The coverage, eclectic from the first, is beginning in parts to date. The broad historical background of mathematics is still excellent; the sections dealing with mathematics in the physical and social worlds, and with the bases of statistics, stand up for the most part remarkably well. But many of the entries concerned with pure mathematics and its cultural relevance would certainly have been reconsidered by Newman today. The intellectual level remains demanding but not intimidating: appropriate for the enquiring non-mathematician, or the mathematician off-duty. About 20 percent of the entries are drawn from the research literature, or at least the primary presentation of original work; 30 percent are educational or polemical pieces; 40 percent are popularizations of established mathematics; and 10 percent are stories or whimsical or discursive essays.

The charm of a good historical anthology is the variety of outlooks and challenges it presents. Here is Francis Galton in 1869 discussing hereditary genius, blandly contravening all the principles of social justice by proving that some people are inherently many times brighter than others. Here is Malthus's famous essay of 1798 on population, condemning most of mankind for most of time to unavoidable misery--and where's the flaw in his argument? Here is Alan Turing in 1950 on whether a machine might think, an amazingly modern essay which still reads cogently after nearly 40 years of massive developments in computing. Newman was clearly a connoisseur of good literary style. Each of his selections can be read purely for pleasure, even without bothering to follow its argument. Anybody who reads the scientific literature should enjoy the book for this alone; anyone who writes it will probably blush for shame.

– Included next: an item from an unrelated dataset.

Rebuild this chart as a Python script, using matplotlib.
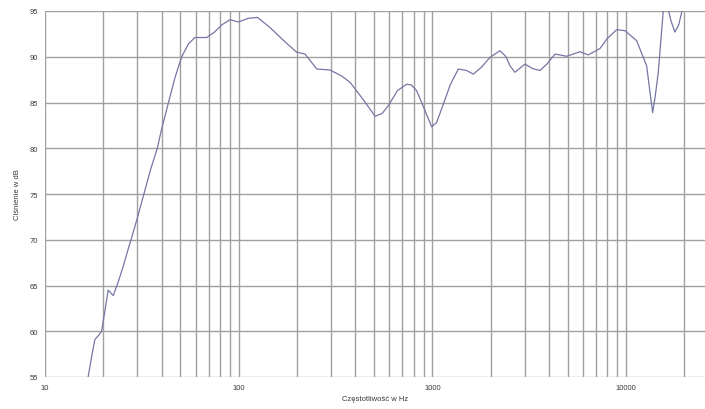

The whole huge compilation is far too big to take in at a sitting. It is a book for extended browsing, or a rather eccentric work of reference. I like best the entries dealing with mathematics in the real world. Lanchester on the mathematics of warfare, showing how Nelson's brilliant strategy at Trafalgar closely approached a theoretical optimum; Moseley's account of the X-ray identification of atomic number, probably his last paper before his tragic and pointless death at Gallipoli; Bernard Shaw on gambling and insurance--a departure from his usual concerns, but characteristically spirited and surprisingly sensible; John von Neumann on the workings of the neuron, and the analogy between the brain and the digital computer.

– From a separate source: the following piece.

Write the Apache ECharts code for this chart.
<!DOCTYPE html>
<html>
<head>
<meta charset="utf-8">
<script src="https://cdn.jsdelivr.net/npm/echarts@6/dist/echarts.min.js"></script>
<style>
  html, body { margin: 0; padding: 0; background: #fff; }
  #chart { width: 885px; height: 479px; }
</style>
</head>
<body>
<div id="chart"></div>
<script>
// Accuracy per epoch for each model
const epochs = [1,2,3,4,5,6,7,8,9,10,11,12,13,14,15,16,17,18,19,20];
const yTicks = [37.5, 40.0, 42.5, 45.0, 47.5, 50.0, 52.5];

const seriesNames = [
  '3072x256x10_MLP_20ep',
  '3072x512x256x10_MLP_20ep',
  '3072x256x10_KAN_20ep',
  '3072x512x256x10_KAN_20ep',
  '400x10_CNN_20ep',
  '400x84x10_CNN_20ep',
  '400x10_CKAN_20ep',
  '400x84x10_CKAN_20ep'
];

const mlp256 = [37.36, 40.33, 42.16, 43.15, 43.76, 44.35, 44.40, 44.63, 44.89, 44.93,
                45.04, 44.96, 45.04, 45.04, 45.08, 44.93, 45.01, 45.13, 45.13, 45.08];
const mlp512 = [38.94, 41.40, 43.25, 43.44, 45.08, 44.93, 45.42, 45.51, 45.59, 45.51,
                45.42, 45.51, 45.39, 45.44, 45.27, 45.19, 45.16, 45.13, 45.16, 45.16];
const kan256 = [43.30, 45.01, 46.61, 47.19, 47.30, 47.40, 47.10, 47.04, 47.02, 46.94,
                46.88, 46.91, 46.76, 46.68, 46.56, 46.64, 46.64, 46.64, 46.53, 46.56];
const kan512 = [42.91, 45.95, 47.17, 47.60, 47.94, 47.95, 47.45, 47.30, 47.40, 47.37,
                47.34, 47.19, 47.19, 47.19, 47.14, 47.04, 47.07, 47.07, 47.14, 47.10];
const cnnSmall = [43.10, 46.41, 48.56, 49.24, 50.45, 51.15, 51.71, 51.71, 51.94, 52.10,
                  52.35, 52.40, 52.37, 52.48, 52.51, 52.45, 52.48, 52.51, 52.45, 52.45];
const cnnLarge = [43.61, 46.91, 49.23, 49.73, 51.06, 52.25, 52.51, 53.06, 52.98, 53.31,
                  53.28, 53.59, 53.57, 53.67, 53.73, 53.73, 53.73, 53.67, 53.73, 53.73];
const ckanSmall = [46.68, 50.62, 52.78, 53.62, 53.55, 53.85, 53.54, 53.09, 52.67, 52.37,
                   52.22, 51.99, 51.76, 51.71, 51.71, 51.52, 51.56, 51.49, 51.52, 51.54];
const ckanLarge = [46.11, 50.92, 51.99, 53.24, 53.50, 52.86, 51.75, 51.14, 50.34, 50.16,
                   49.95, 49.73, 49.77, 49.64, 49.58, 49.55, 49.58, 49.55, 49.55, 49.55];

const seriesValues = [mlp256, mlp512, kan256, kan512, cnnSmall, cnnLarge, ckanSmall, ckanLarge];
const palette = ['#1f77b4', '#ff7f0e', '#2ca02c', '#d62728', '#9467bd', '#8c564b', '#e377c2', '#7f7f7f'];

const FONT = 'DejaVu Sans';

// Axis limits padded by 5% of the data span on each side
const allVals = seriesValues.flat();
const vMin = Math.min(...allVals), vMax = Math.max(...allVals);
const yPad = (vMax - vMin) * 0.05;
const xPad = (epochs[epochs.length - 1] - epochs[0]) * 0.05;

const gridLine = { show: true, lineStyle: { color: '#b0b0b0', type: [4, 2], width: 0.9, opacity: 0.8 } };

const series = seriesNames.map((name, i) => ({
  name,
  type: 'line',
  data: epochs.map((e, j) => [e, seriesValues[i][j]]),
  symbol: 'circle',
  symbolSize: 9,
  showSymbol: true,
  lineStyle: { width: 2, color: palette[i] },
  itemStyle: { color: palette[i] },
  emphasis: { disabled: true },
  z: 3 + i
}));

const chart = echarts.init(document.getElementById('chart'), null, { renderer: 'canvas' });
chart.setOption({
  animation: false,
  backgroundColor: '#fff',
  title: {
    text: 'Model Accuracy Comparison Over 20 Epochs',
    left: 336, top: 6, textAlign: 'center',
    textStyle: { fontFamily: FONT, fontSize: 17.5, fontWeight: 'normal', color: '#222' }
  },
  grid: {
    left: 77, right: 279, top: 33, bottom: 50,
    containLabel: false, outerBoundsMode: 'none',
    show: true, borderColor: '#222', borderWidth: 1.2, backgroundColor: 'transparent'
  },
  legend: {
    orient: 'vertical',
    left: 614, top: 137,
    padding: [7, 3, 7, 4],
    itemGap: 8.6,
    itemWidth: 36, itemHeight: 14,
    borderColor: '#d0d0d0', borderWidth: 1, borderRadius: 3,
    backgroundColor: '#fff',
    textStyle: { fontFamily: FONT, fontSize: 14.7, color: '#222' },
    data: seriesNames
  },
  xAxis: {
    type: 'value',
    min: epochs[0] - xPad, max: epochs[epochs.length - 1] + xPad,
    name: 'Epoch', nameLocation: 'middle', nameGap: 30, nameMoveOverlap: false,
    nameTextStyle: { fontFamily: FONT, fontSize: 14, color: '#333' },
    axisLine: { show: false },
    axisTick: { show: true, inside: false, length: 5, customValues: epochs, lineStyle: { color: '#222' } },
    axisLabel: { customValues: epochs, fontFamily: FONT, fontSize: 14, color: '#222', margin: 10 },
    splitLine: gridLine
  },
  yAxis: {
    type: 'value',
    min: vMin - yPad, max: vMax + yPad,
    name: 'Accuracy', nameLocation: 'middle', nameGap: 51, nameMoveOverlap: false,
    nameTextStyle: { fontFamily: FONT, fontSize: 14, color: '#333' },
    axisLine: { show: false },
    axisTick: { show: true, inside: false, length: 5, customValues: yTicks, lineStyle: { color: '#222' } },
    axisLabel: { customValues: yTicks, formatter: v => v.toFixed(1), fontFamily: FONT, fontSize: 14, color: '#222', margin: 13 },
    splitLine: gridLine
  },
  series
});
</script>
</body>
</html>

This new edition has not been reprinted. A copy of the 1956 Simon and Schuster publication has been optically scanned and digitally reset (the stupefying intellectual triviality of the tasks that occupy most modern computers would have saddened Turing and von Neumann). The index has been slightly modified; I have spotted just two words of additional text. The publishers have thus missed the opportunity to remedy the most infuriating omission of the first edition: the lack of bibliographical references to the entries. Some can be placed from Newman's commentaries but many are quite free-floating. It is quite impossible to stand in proper relationship to a piece of writing if you don't know in what context, or crucially when, it was written. The annoying detective work needed to pin down each entry from Newman's introduction to it, or from other sources, is almost the only unpleasing feature of this marvelous book.

--Reviewed by David E.H. Jones in Nature, 337 (February 2 1989), p. 420.